In dono ad Antonio Fiori e ai lettori de Il Tasto Giallo, di Raffaello Baldini, da Furistír, 1988, Einaudi editore,

Bèla

La tòurna d’ogni tènt, par la su mà,
la sta póch, du tri dè, la n scapa mai,
mè pu a so sémpra fura.
A la ò incòuntra par chès, tla farmacéa
«Mo quant’èll ch’a n s’avdémm?»,
la m’è pèrsa piò znina,
«T’è i cavéll chéurt», ch’la i éva lóngh, sal spali,
la à céus i ócc: «Ta t’arcórd di mi cavéll?»

Vinicio u i éva fat una pasiòun.
E li gnént. Sa chi ócc véird e e’ maiòun zal.
U i era ènca andè dri Lele Guarnieri,
e la dmènga l’avnéva da Ceséina
a balè un biònd s’una Giulietta sprint.
Mè, la era tròpa bèla, a n m’arisghéva.

Dòp a la o cumpagnèda fina chèsa,
la à vért, o détt: «Cs’èll ch’avrébb paghè ‘lòura
par no purtè i ucèl»,
la à ridéu: «A s’avdémm fr’agli èlt vint’an»,
pu da e’ purtòun custèd, préima da cèud,
la m’à guèrs: «Ta m piesévi»,
senza réid, «Qanti nòti a t’ò insugné!»

Torna ogni tanto, per sua madre, | sta poco, due tre giorni, non esce mai, io poi sono sempre fuori. | L’ho incontrato per caso in farmacia, «ma quant’è che non ci vediamo?», | mi è sembrata più piccola, | «Hai i capelli corti», che li aveva lunghi, sulle spalle, | ha chiuso gli occhi: «Ti ricordi dei miei capelli?» || Vinicio ci aveva fatto una passione. | E lei niente. Con quegli occhi verdi e il maglione giallo. | Le aveva fatto la corte anche Lele Guarnieri, | e la domenica veniva da Cesena | a ballare un biondo con una Giulietta sprint. | Io, era troppo bella, non m’arrischiavo. || Dopo l’ho accompagnata fino a casa, | ha aperto, ho detto: «Cosa avrei pagato allora | per non portare gli occhiali!», | ha riso: «Ci vediamo fra altri vent’anni», | poi dal portone accostato, prima di chiudere, | m’ha guardato: «Mi piacevi», senza ridere, «quante notti t’ho sognato!»


Antonio Fiori è nato a Sassari nel 1955. Laureato in giurisprudenza, ha lavorato nell’amministrazione finanziaria e nel settore bancario.
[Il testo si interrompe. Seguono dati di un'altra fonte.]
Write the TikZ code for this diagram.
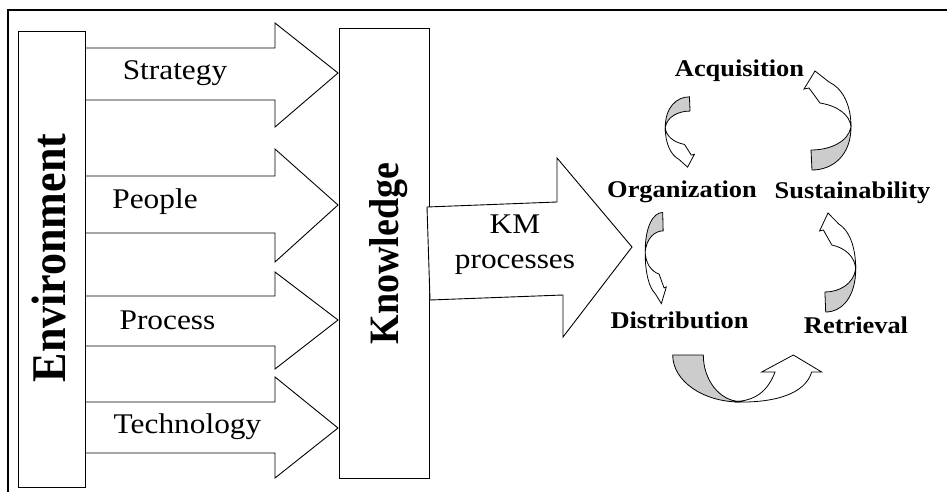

Nel 2004 è tra i sette poeti vincitori per la silloge inedita al Premio Montale Europa e nel 2019 ha ricevuto il riconoscimento ‘Per una vita in poesia’ al Premio Lorenzo Montano. Ha pubblicato: Sotto mentite spoglie (Manni, 2003), La quotidiana dose (Lietocolle, 2006), Trattare la resa (Lietocolle, 2009), In merceria (Carlo Delfino, 2012), Nel verso ancora da scrivere (Manni, 2018), I Poeti del sogno. Piccola antologia (Inschibboleth, 2020), Vita di un altro ( Inschibboleth, 2023), La stessa persona (peQuod, 2024).
Suoi testi sono apparsi su ‘L’immaginazione’ e ‘Gradiva’. Dal 2015 al 2019 ha collaborato come recensore al mensile ‘Poesia’. È redattore nelle riviste on line Avamposto poesia e Atelier poesia, collabora inoltre con Menabò, quadrimestrale internazionale di cultura poetica e letteraria.